I'm gladd you don't feel to sorry for yourself. Be a happy Mark and the days will be filled with warmth.
Happy holidays. Hugs Dagmar

Diahn said...

I'm so glad that you were able to enjoy your Christmas despite being away from your families - sounds like you have some special guys on that tug, as well as some special families back home!

dcpeg said...

It's all about attitude, isn't it! Whining about missing your families just didn't belong on that tug. You all had the spirit and made it work for you. Still, I'm glad cellphones keep you in touch. Hearing a loved one's voice is such a gift in itself! Merry-day-after-Christmas!!

beth said...

did I wish you a merry christmas....I think I did...actually I'm sure I did...but now that I've gotten this far with this comment, I'll wish you a happy new year....

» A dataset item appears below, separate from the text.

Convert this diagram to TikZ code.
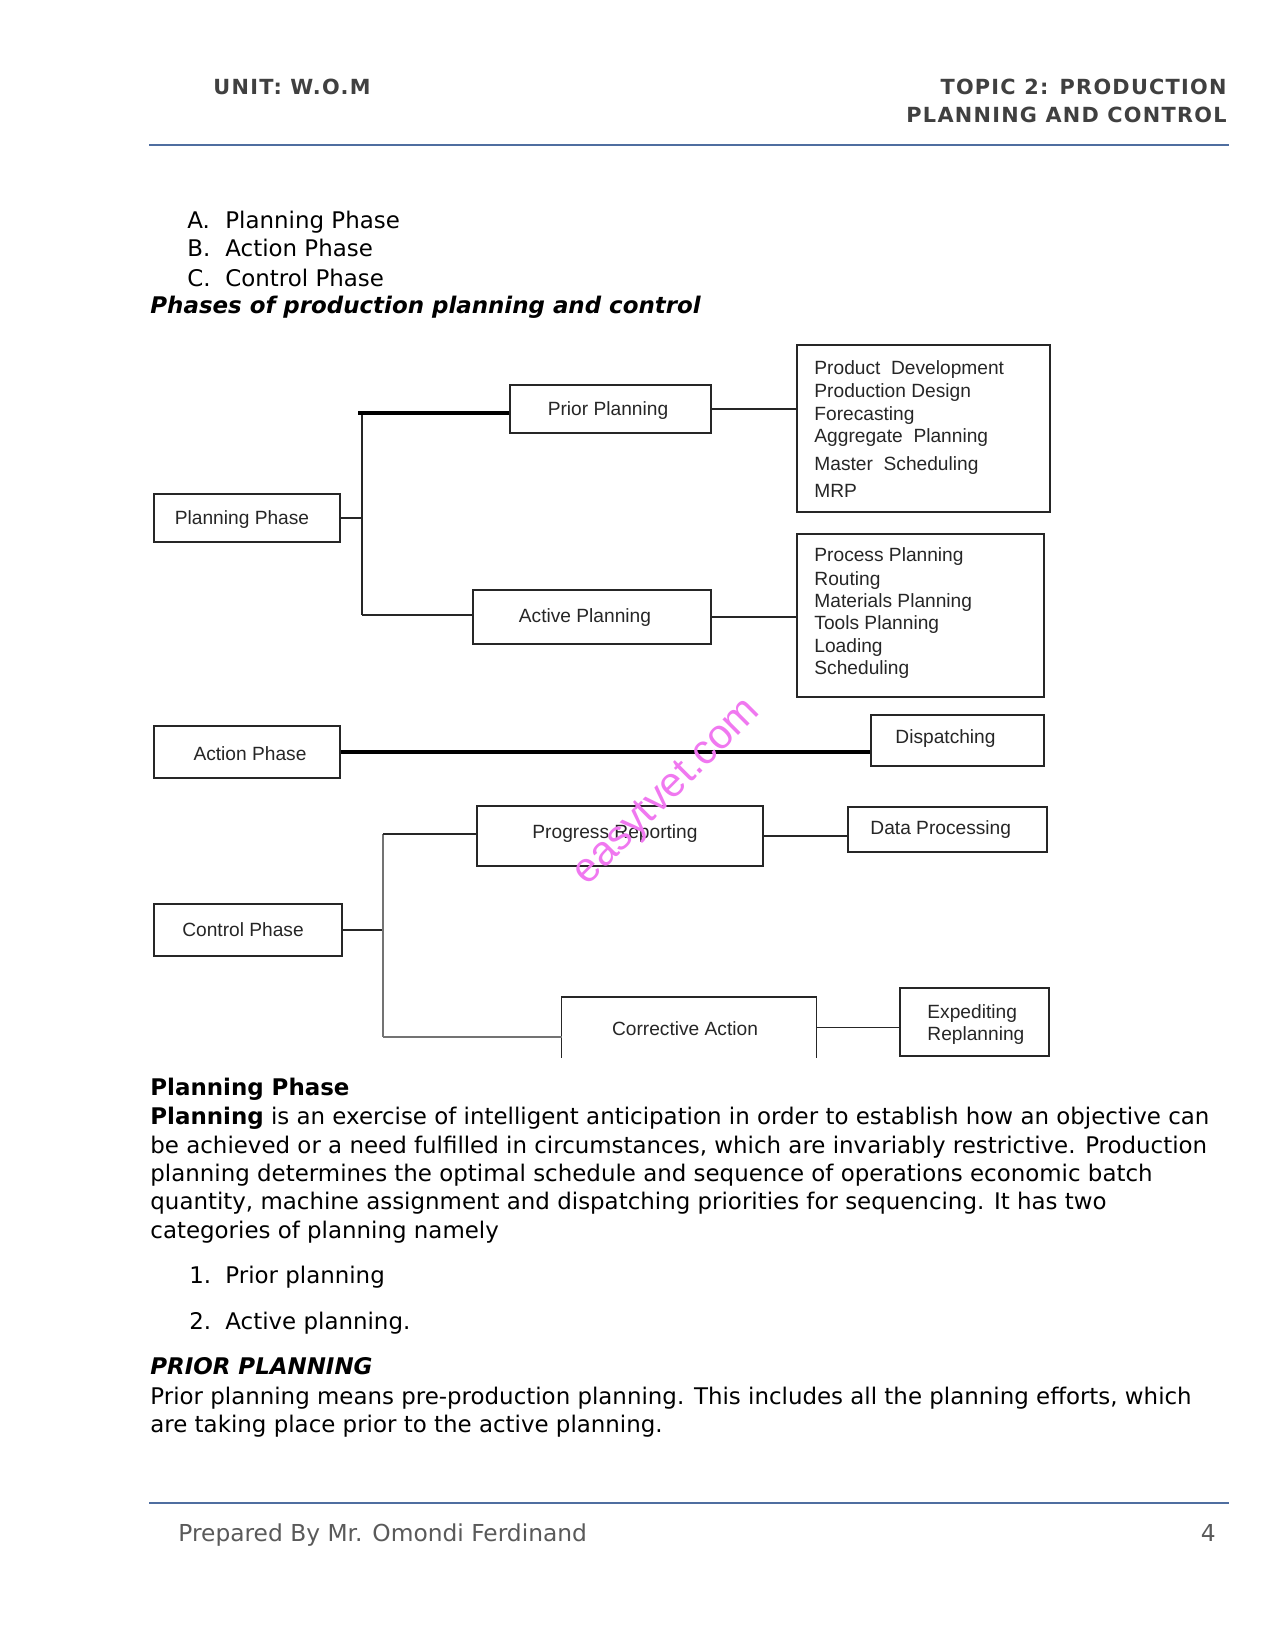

can you remind in a few days that I did that ?

thanks mark, you're the best !

slommler said...

Merry belated Christmas!! Sounds like yours went pretty well, considering. And that is good!
Great pics too!
Happy New Year
Hugs
SueAnn

Elena said...

Merry Christmas Mark. Loved your story and how you guys pulled together a yummy looking meal. If you look closely you could still see the glimmer of excitement even in the adult men's eyes.

Carol said...

I can imagine that it's hard to be away from family at Christmas, but it sounds like your work colleagues came a good second best :-)

have a fantastic new year Mark!

Marilyn said...

So happy to hear you had a good Christmas eventhough you weren't home where your heart was. I do remember the Rifle Man and how all the little boys wanted a rifle just like his.

clairedulalune said...

What a lovely gift to give to your captain! Good times at Christmas on the boat! Happy New year to you Mark!